Nato Seeks Russian Aid for Afghans

APA Russian-made car driving with sacks of cotton Sunday on a street in Mazar-i-Sharif, north of Kabul, Afghanistan.

BRUSSELS — Frustration is growing in NATO at what it regards as Russia’s lukewarm support for its mission in Afghanistan, senior diplomats said Friday, days before the military alliance’s chief visits Moscow.

Russia says it shares Western concerns about Islamist militancy and narcotics in Afghanistan, and backs NATO’s campaign against the Taliban.

It has also allowed the transit of NATO supplies, cooperates in the fight against drugs, and has offered to supply Afghan forces with weapons and to upgrade hardware such as helicopters.

But some senior alliance diplomats, speaking before NATO Secretary-General Anders Fogh Rasmussen arrives in Russia on Tuesday, are hoping for a stronger contribution.

“There’s a lot more they could do,” one envoy said, speaking on condition of anonymity. “They could send AK-47s. There’s oil, and there’s gas. And they could be giving these things, not selling them [to NATO].”

Another senior NATO diplomat said Moscow’s position seemed ambiguous even though Russia did not want NATO to fail in Afghanistan because of shared security concerns.

Moscow could see an advantage if NATO was bogged down in Afghanistan and less able to exert influence elsewhere, he said.

Afghanistan is expected to be on top of Rasmussen’s agenda in Moscow, his first trip there since he took over as head of the 28-nation alliance in August.

The former Soviet Union fought for 10 years against U.S.-backed Islamist guerrillas in Afghanistan before pulling out in 1989, at a cost of at least 14,000 Soviet dead.

NATO-Russia ties have warmed since a freeze after Russia’s brief war with Georgia in August 2008. Moscow has since held out the prospect of more help for NATO’s Afghan operation.

NATO wants an agreement on the transit of nonlethal supplies across Russia to be broadened to include lethal military hardware.

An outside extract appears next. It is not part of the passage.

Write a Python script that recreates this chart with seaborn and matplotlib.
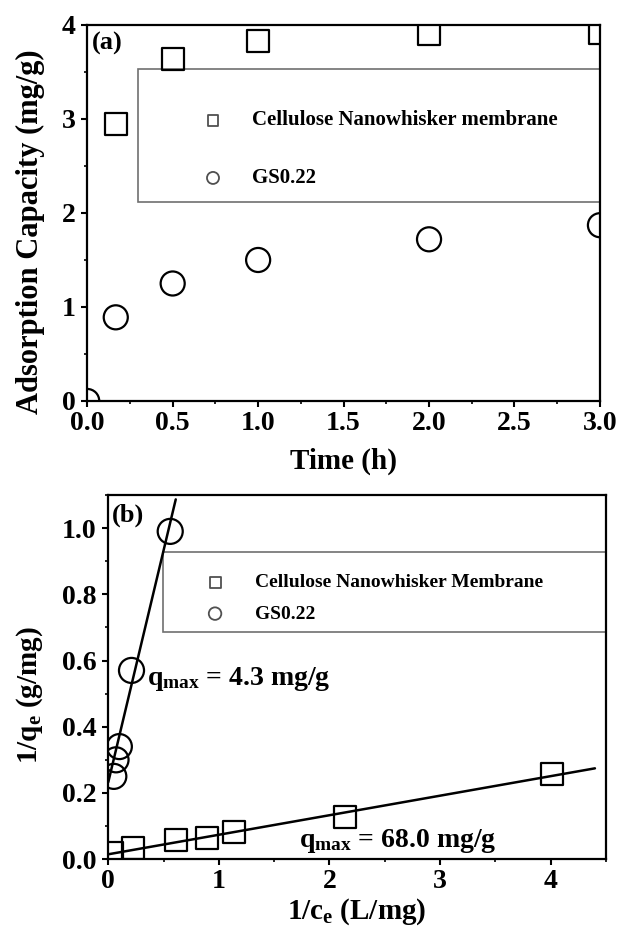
import numpy as np
import pandas as pd
import matplotlib
matplotlib.use("Agg")
import matplotlib.pyplot as plt
import seaborn as sns
from matplotlib.ticker import MultipleLocator
from matplotlib.patches import Rectangle

# ---------------- data ----------------
# (a) adsorption kinetics
time_cnw = [0.167, 0.5, 1.0, 2.0, 3.0]
cap_cnw = [2.95, 3.64, 3.83, 3.90, 3.91]
time_gs = [0.0, 0.167, 0.5, 1.0, 2.0, 3.0]
cap_gs = [0.0, 0.89, 1.25, 1.50, 1.72, 1.87]
labels_a = ["Cellulose Nanowhisker membrane", "GS0.22"]

# (b) Langmuir linearisation
inv_ce_cnw = [0.03, 0.22, 0.61, 0.89, 1.14, 2.14, 4.01]
inv_qe_cnw = [0.020, 0.033, 0.058, 0.063, 0.083, 0.128, 0.257]
inv_ce_gs = [0.05, 0.07, 0.10, 0.21, 0.56]
inv_qe_gs = [0.25, 0.30, 0.34, 0.57, 0.99]
labels_b = ["Cellulose Nanowhisker Membrane", "GS0.22"]

# fitted lines (intercept = 1/qmax, slope, x-extent)
fit_gs = dict(intercept=0.2326, slope=1.40, x=[0.0, 0.61])
fit_cnw = dict(intercept=0.0147, slope=0.0590, x=[0.0, 4.40])
qmax_texts = [r"q$_{\mathrm{max}}$ = 4.3 mg/g", r"q$_{\mathrm{max}}$ = 68.0 mg/g"]

# ---------------- style ----------------
sns.set_theme(style="ticks")
plt.rcParams["font.family"] = ["Liberation Serif", "DejaVu Serif"]
plt.rcParams["font.weight"] = "bold"
plt.rcParams["axes.labelweight"] = "bold"
plt.rcParams["text.color"] = "black"
plt.rcParams["axes.labelcolor"] = "black"
plt.rcParams["xtick.color"] = "black"
plt.rcParams["ytick.color"] = "black"
plt.rcParams["axes.edgecolor"] = "black"
plt.rcParams["mathtext.fontset"] = "custom"
plt.rcParams["mathtext.rm"] = "Liberation Serif:bold"
plt.rcParams["mathtext.it"] = "Liberation Serif:italic:bold"
plt.rcParams["mathtext.bf"] = "Liberation Serif:bold"

fig = plt.figure(figsize=(6.23, 9.36), dpi=100)
ax1 = fig.add_axes([0.140, 0.5716, 0.823, 0.4017])
ax2 = fig.add_axes([0.1738, 0.0821, 0.7989, 0.3891])

def style_axes(ax):
    for sp in ax.spines.values():
        sp.set_linewidth(1.6)
        sp.set_color("black")
    ax.tick_params(which="major", direction="out", length=4.5, width=1.5,
                   labelsize=20, top=False, right=False, colors="black")
    ax.tick_params(which="minor", direction="out", length=2.5, width=1.2,
                   top=False, right=False, colors="black")
    ax.tick_params(axis="x", which="major", pad=2.5)
    ax.tick_params(axis="y", which="major", pad=4)
    for lab in ax.get_xticklabels() + ax.get_yticklabels():
        lab.set_fontweight("bold")

# ---------------- panel (a) ----------------
df_a1 = pd.DataFrame({"t": time_cnw, "q": cap_cnw})
df_a2 = pd.DataFrame({"t": time_gs, "q": cap_gs})
sns.scatterplot(data=df_a1, x="t", y="q", marker="s", s=250, facecolors="none",
                edgecolor="black", linewidth=1.6, label=labels_a[0], ax=ax1, zorder=3)
sns.scatterplot(data=df_a2, x="t", y="q", marker="o", s=300, facecolors="none",
                edgecolor="black", linewidth=1.6, label=labels_a[1], ax=ax1, zorder=3)
ax1.set_xlim(0, 3.0)
ax1.set_ylim(0, 4)
ax1.xaxis.set_major_locator(MultipleLocator(0.5))
ax1.xaxis.set_minor_locator(MultipleLocator(0.25))
ax1.yaxis.set_major_locator(MultipleLocator(1))
ax1.yaxis.set_minor_locator(MultipleLocator(0.5))
ax1.xaxis.set_major_formatter(matplotlib.ticker.FormatStrFormatter("%.1f"))
style_axes(ax1)
ax1.set_xlabel("Time (h)", fontsize=21, fontweight="bold", color="black")
ax1.set_ylabel("Adsorption Capacity (mg/g)", fontsize=22, fontweight="bold",
               color="black")
ax1.xaxis.set_label_coords(0.5, -0.125)
ax1.xaxis.label.set_va("top")
ax1.yaxis.set_label_coords(-0.0825, 0.45)
ax1.text(0.009, 0.952, "(a)", transform=ax1.transAxes, fontsize=19,
         fontweight="bold", ha="left", va="center", color="black")

ax1.add_patch(Rectangle((0.099, 0.529), 0.901, 0.354, transform=ax1.transAxes,
                        facecolor="white", edgecolor="#707070", lw=1.2, zorder=2,
                        clip_on=False))
h, l = ax1.get_legend_handles_labels()
leg1 = ax1.legend(h, l, loc="center left", bbox_to_anchor=(0.225, 0.669),
                  frameon=False, markerscale=0.5, borderpad=0, borderaxespad=0,
                  handlelength=1.0, handletextpad=1.37, labelspacing=1.82,
                  prop=dict(family="Liberation Serif", weight="bold", size=15))
leg1.set_zorder(4)
for t in leg1.get_texts():
    t.set_color("black")
for hd in leg1.legend_handles:
    hd.set_edgecolor("#505050")
    hd.set_linewidth(1.3)

# ---------------- panel (b) ----------------
df_b1 = pd.DataFrame({"x": inv_ce_cnw, "y": inv_qe_cnw})
df_b2 = pd.DataFrame({"x": inv_ce_gs, "y": inv_qe_gs})

fx_gs = np.array(fit_gs["x"])
fx_cnw = np.array(fit_cnw["x"])
sns.lineplot(x=fx_gs, y=fit_gs["intercept"] + fit_gs["slope"] * fx_gs,
             color="black", lw=1.8, ax=ax2, zorder=3)
sns.lineplot(x=fx_cnw, y=fit_cnw["intercept"] + fit_cnw["slope"] * fx_cnw,
             color="black", lw=1.8, ax=ax2, zorder=3)

sns.scatterplot(data=df_b1, x="x", y="y", marker="s", s=250, facecolors="none",
                edgecolor="black", linewidth=1.6, label=labels_b[0], ax=ax2, zorder=4)
sns.scatterplot(data=df_b2, x="x", y="y", marker="o", s=325, facecolors="none",
                edgecolor="black", linewidth=1.6, label=labels_b[1], ax=ax2, zorder=4)
ax2.set_xlim(0, 4.5)
ax2.set_ylim(0, 1.1)
ax2.xaxis.set_major_locator(MultipleLocator(1))
ax2.xaxis.set_minor_locator(MultipleLocator(0.5))
ax2.yaxis.set_major_locator(MultipleLocator(0.2))
ax2.yaxis.set_minor_locator(MultipleLocator(0.1))
ax2.yaxis.set_major_formatter(matplotlib.ticker.FormatStrFormatter("%.1f"))
style_axes(ax2)
ax2.set_xlabel(r"1/c$_{\mathrm{e}}$ (L/mg)", fontsize=21, fontweight="bold",
               color="black")
ax2.set_ylabel(r"1/q$_{\mathrm{e}}$ (g/mg)", fontsize=21, fontweight="bold",
               color="black")
ax2.xaxis.set_label_coords(0.5, -0.102)
ax2.xaxis.label.set_va("top")
ax2.yaxis.set_label_coords(-0.127, 0.45)
ax2.text(0.007, 0.945, "(b)", transform=ax2.transAxes, fontsize=19,
         fontweight="bold", ha="left", va="center", color="black")

ax2.text(0.35, 0.525, qmax_texts[0], fontsize=20, fontweight="bold",
         ha="left", va="baseline", zorder=5, color="black")
ax2.text(1.72, 0.038, qmax_texts[1], fontsize=20, fontweight="bold",
         ha="left", va="baseline", zorder=5, color="black")

ax2.add_patch(Rectangle((0.109, 0.625), 0.891, 0.219, transform=ax2.transAxes,
                        facecolor="white", edgecolor="#707070", lw=1.2, zorder=2,
                        clip_on=False))
h, l = ax2.get_legend_handles_labels()
leg2 = ax2.legend(h, l, loc="center left", bbox_to_anchor=(0.195, 0.7165),
                  frameon=False, markerscale=0.5, borderpad=0, borderaxespad=0,
                  handlelength=1.0, handletextpad=1.56, labelspacing=0.71,
                  prop=dict(family="Liberation Serif", weight="bold", size=14))
leg2.set_zorder(4)
for t in leg2.get_texts():
    t.set_color("black")
for hd in leg2.legend_handles:
    hd.set_edgecolor("#505050")
    hd.set_linewidth(1.3)

fig.savefig("out.png", dpi=100)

It also wants to secure overflight rights for military goods, which now transit by train.

Most fuel for NATO in Afghanistan transits Russia, but Moscow is offering its help at a price, NATO officials said.

Equipment, including Russian assault rifles, would be especially useful, they said.

However, one envoy said it remained to be seen what new commitments Rasmussen would secure from talks with President Dmitry Medvedev and Prime Minister Vladimir Putin.

Rasmussen, a former prime minister of Denmark, has been criticized privately by some NATO diplomats over his methods and a push to boost ties with Russia that has not been welcomed by member states that were once in the Soviet bloc.

Other NATO officials reject criticism of Rasmussen over his dealings with Russia.

“Rasmussen came into NATO with a reputation as a hawk on Russia. It’s a little funny to hear such concerns,” he said.